Louis CK returns to the stage after sexual misconduct scandal

He reportedly received a standing ovation - but it has caused quite the controversy

Louis CK returned to the stand-up comedy stage this weekend, 10 months after he was involved in a sexual misconduct scandal.

An article published by the New York Times back in November shone a light on claims from five women – all of whom have worked with the comedian in some capacity – about alleged inappropriate behaviour by CK. The claims included CK allegedly masturbating in front of female comedians.

He then responded, confirming to fans that “the stories were true“.

Then, last night the comedian returned to the stage when he performed at New York’s Comedy Cellar. The club’s owner Noah Dworman described his set as “typical Louis C.K. stuff” to the New York Times. While he was described as “very relaxed”, the comedian not address the scandal or the #MeToo movement. However, he reportedly received a standing ovation.

“I didn’t think it was going to happen as soon as it did,” Dworman told the Times, saying that one audience member called the Comedy Cellar to object to the club allowing C.K. to perform. “I had thought that the first time he’d go on would be in a more controlled environment. But he decided to just rip the Band-Aid off.”

Responding to criticism of the booking, Dworman added that “there can’t be a permanent life sentence on someone who does something wrong.”
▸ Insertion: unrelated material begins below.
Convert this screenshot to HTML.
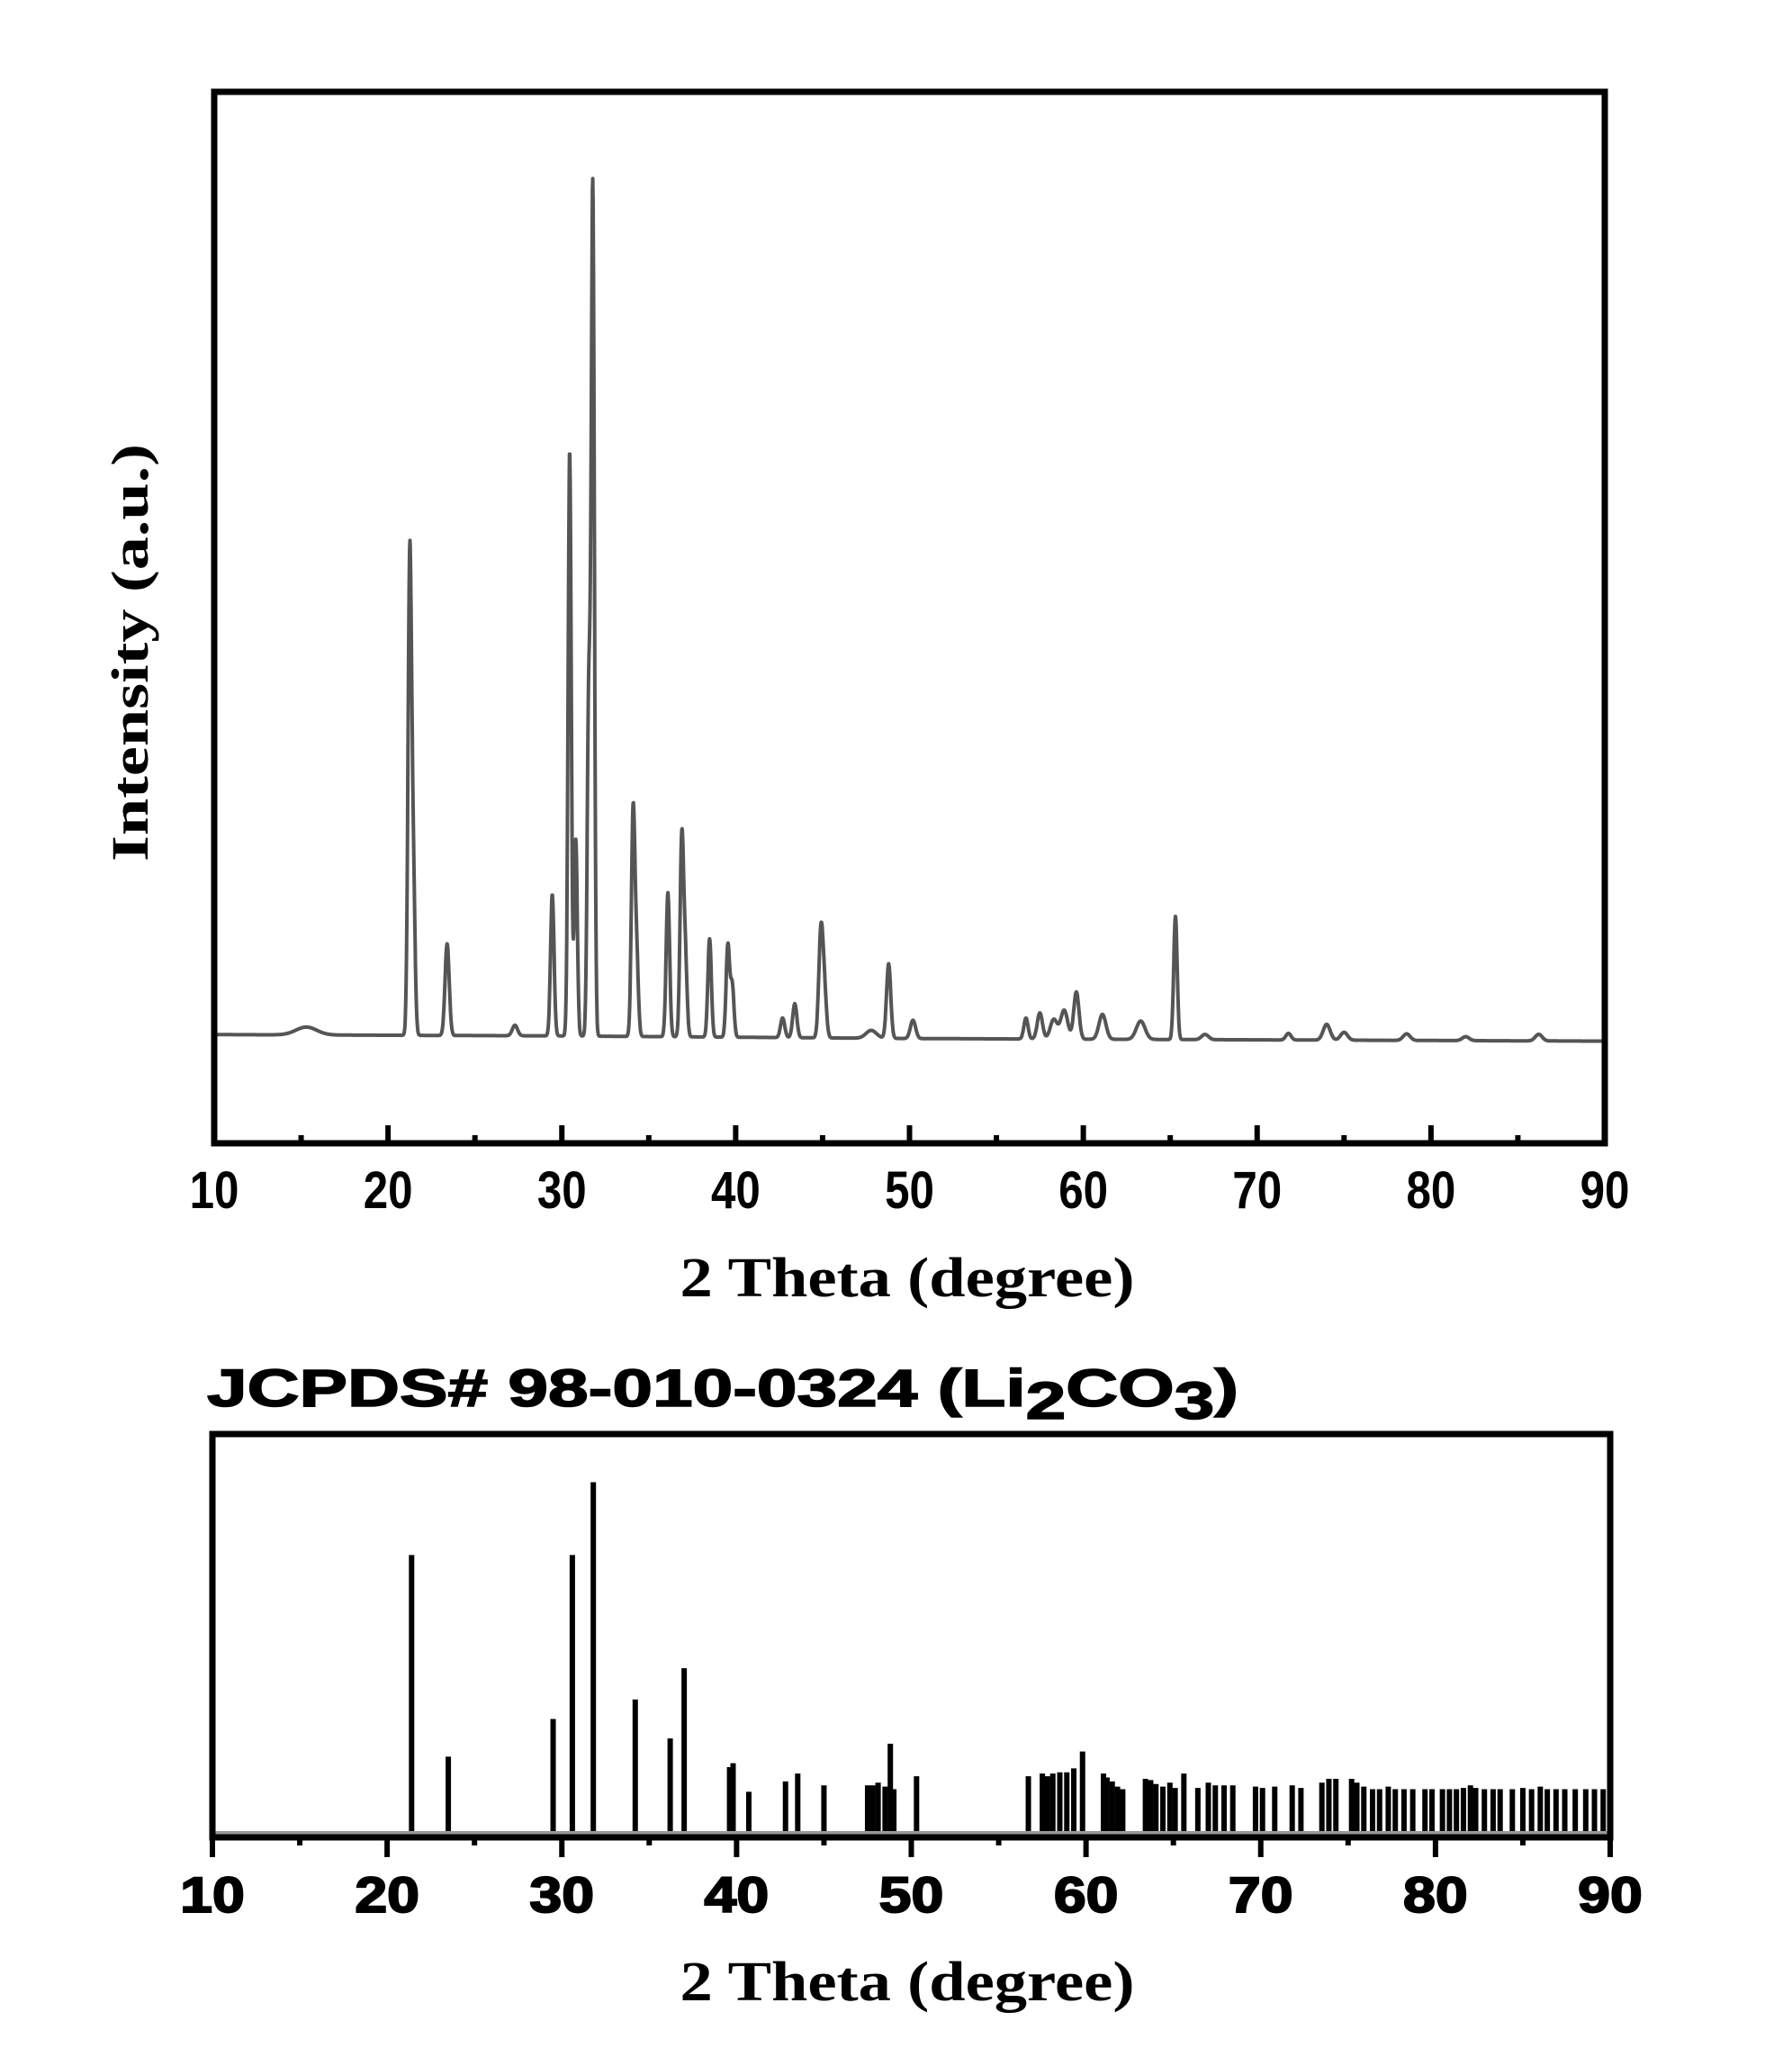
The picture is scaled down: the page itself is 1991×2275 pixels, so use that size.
<!DOCTYPE html>
<html><head><meta charset="utf-8"><style>
html,body{margin:0;padding:0;background:#fff;}
svg{display:block;}
</style></head><body>
<svg id="fig" width="1991" height="2275" viewBox="0 0 1991 2275" xmlns="http://www.w3.org/2000/svg">
<g id="topPlot"></g>
<g id="botPlot"></g>
</svg>
<script>
// ---- Top chart data ----
const peakPos    = [15.3,21.25,21.45,23.4,27.3,29.45,30.45,30.8,31.55,31.78,34.1,34.3,36.1,36.9,37.1,38.5,39.55,39.8,42.7,43.4,44.9,45.1,47.8,48.8,50.2,56.7,57.5,58.3,58.9,59.6,61.1,63.3,65.3,67.0,71.8,74.0,75.0,78.6,82.0,86.2];
const peakHeight = [6,360,120,70,8,108,447,150,260,645,170,60,110,150,60,75,70,40,15,26,78,35,6,57,14,16,20,15,22,36,19,14,94,4,5,12,6,5,3,5];
const peakWidth  = [0.6,0.1,0.1,0.12,0.15,0.1,0.09,0.09,0.09,0.09,0.1,0.1,0.1,0.1,0.1,0.1,0.1,0.1,0.12,0.12,0.12,0.12,0.3,0.12,0.15,0.12,0.15,0.2,0.2,0.15,0.2,0.25,0.1,0.2,0.15,0.2,0.2,0.2,0.2,0.2];
const baseX = [10,30,50,70,90];
const baseY = [83,82,80,79,78];
const xTicks = [10,20,30,40,50,60,70,80,90];
// ---- Bottom chart data ----
const refPos = [21.4,23.5,29.5,30.6,31.8,34.2,36.2,37.0,39.6,39.8,40.7,42.8,43.5,45.0,47.5,47.8,48.1,48.5,48.8,49.0,50.3,56.7,57.5,57.8,58.1,58.5,58.9,59.3,59.8,61.0,61.2,61.5,61.8,62.1,63.4,63.7,64.0,64.4,64.8,65.1,65.6,66.4,67.0,67.4,67.9,68.4,69.7,70.1,70.8,71.8,72.3,73.5,73.9,74.3,75.2,75.5,75.9,76.4,76.8,77.3,77.7,78.2,78.7,79.4,79.8,80.4,80.8,81.2,81.6,82.0,82.3,82.8,83.3,83.7,84.4,85.0,85.5,86.0,86.4,86.9,87.4,88.0,88.6,89.1,89.6];
const refInt = [217,62,91,217,273,106,76,130,54,57,35,43,49,40,40,40,42,39,72,37,47,47,49,47,49,50,50,53,66,49,46,43,39,37,45,44,41,39,42,38,49,38,42,40,40,40,39,38,39,40,38,42,45,45,45,42,39,37,37,39,37,37,37,37,37,37,37,37,38,40,38,37,37,37,37,38,37,39,37,37,37,37,37,37,37];

const NS="http://www.w3.org/2000/svg";
function mk(tag, attrs, parent){const e=document.createElementNS(NS,tag);for(const k in attrs)e.setAttribute(k,attrs[k]);parent.appendChild(e);return e;}

// ---- top axes ----
const T={x0:238,x1:1783,y0:1270,y1:102,ymax:803};
const tx=v=>T.x0+(v-10)/80*(T.x1-T.x0);
const ty=v=>T.y0-v/T.ymax*(T.y0-T.y1);
const topG=document.getElementById('topPlot');
function baseAt(x){for(let i=0;i<baseX.length-1;i++){if(x<=baseX[i+1]){const t=(x-baseX[i])/(baseX[i+1]-baseX[i]);return baseY[i]+t*(baseY[i+1]-baseY[i]);}}return baseY[baseY.length-1];}
let d='';
for(let x=10;x<=90.0001;x+=0.02){let y=baseAt(x);for(let i=0;i<peakPos.length;i++){const z=(x-peakPos[i])/peakWidth[i];y+=peakHeight[i]*Math.exp(-0.5*z*z);}d+=(d?'L':'M')+tx(x).toFixed(1)+' '+ty(y).toFixed(1);}
const line=mk('path',{d:d,fill:'none',stroke:'#555','stroke-width':4,'stroke-linejoin':'round'},topG);


for(let v=10;v<=90;v+=5){const major=v%10===0;const t=mk('line',{x1:tx(v),x2:tx(v),y1:T.y0,y2:T.y0-(major?20:9),stroke:'#000','stroke-width':6},topG);

}
const fr=mk('rect',{x:T.x0,y:T.y1,width:T.x1-T.x0,height:T.y0-T.y1,fill:'none',stroke:'#000','stroke-width':7},topG);


xTicks.forEach(v=>{const t=mk('text',{x:tx(v),y:1342,'text-anchor':'middle','font-family':'Liberation Sans, sans-serif','font-weight':'bold','font-size':58,transform:`translate(${tx(v)} 0) scale(0.85 1) translate(${-tx(v)} 0)`},topG);t.textContent=v;

});
let xt=mk('text',{x:1008,y:1440,'text-anchor':'middle','font-family':'Liberation Serif, serif','font-weight':'bold','font-size':62,textLength:505,lengthAdjust:'spacingAndGlyphs'},topG);xt.textContent='2 Theta (degree)';


let yt=mk('text',{x:0,y:0,'text-anchor':'middle','font-family':'Liberation Serif, serif','font-weight':'bold','font-size':58,textLength:464,lengthAdjust:'spacingAndGlyphs',transform:'translate(164 725) rotate(-90)'},topG);yt.textContent='Intensity (a.u.)';



// ---- bottom axes ----
const B={x0:236,x1:1789,y0:2041,y1:1593,ymax:310};
const bx=v=>B.x0+(v-10)/80*(B.x1-B.x0);
const by=v=>B.y0-v/B.ymax*(B.y0-B.y1);
const botG=document.getElementById('botPlot');
refPos.forEach((p,i)=>{const b=mk('line',{x1:bx(p),x2:bx(p),y1:by(0),y2:by(refInt[i]),stroke:'#000','stroke-width':6},botG);

});
mk('line',{x1:B.x0,x2:B.x1,y1:B.y0-5,y2:B.y0-5,stroke:'#999','stroke-width':4},botG);
const fr2=mk('rect',{x:B.x0,y:B.y1,width:B.x1-B.x0,height:B.y0-B.y1,fill:'none',stroke:'#000','stroke-width':7},botG);


for(let v=10;v<=90;v+=5){const major=v%10===0;const t=mk('line',{x1:bx(v),x2:bx(v),y1:B.y0,y2:B.y0+(major?22:9),stroke:'#000','stroke-width':6},botG);

}
xTicks.forEach(v=>{const t=mk('text',{x:bx(v),y:2124,'text-anchor':'middle','font-family':'Liberation Sans, sans-serif','font-weight':'900','font-size':56,transform:`translate(${bx(v)} 0) scale(1.15 1) translate(${-bx(v)} 0)`,stroke:'#000','stroke-width':2},botG);t.textContent=v;

});
let xt2=mk('text',{x:1008,y:2222,'text-anchor':'middle','font-family':'Liberation Serif, serif','font-weight':'bold','font-size':62,textLength:505,lengthAdjust:'spacingAndGlyphs'},botG);xt2.textContent='2 Theta (degree)';


let ttl=mk('text',{x:230,y:1562,'font-family':'Liberation Sans, sans-serif','font-weight':'bold','font-size':58,stroke:'#000','stroke-width':1.5,textLength:1146,lengthAdjust:'spacingAndGlyphs'},botG);
ttl.innerHTML='JCPDS# 98-010-0324 (Li<tspan dy="14">2</tspan><tspan dy="-14">CO</tspan><tspan dy="14">3</tspan><tspan dy="-14">)</tspan>';


</script>
</body></html>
Many from within the comedy and TV industry however disagreed, taking to social media to voice their protest:

Speaking of his actions at the time of confession, CK said that he would be taking the time to “step back and take a long time to listen”.

“At the time, I said to myself that what I did was okay because I never showed a woman my dick without asking first, which is also true,” he said. “But what I learned later in life, too late, is that when you have power over another person, asking them to look at your dick isn’t a question. It’s a predicament for them. The power I had over these women is that they admired me. And I wielded that power irresponsibly.”

CK admitted to taking “advantage of the fact that I was widely admired in my and their community” and that he wishes he had “reacted to their admiration of me by being a good example to them as a man and given them some guidance as a comedian”.

“There is nothing about this that I forgive myself for,” CK says. “And I have to reconcile it with who I am. Which is nothing compared to the task I left them with.”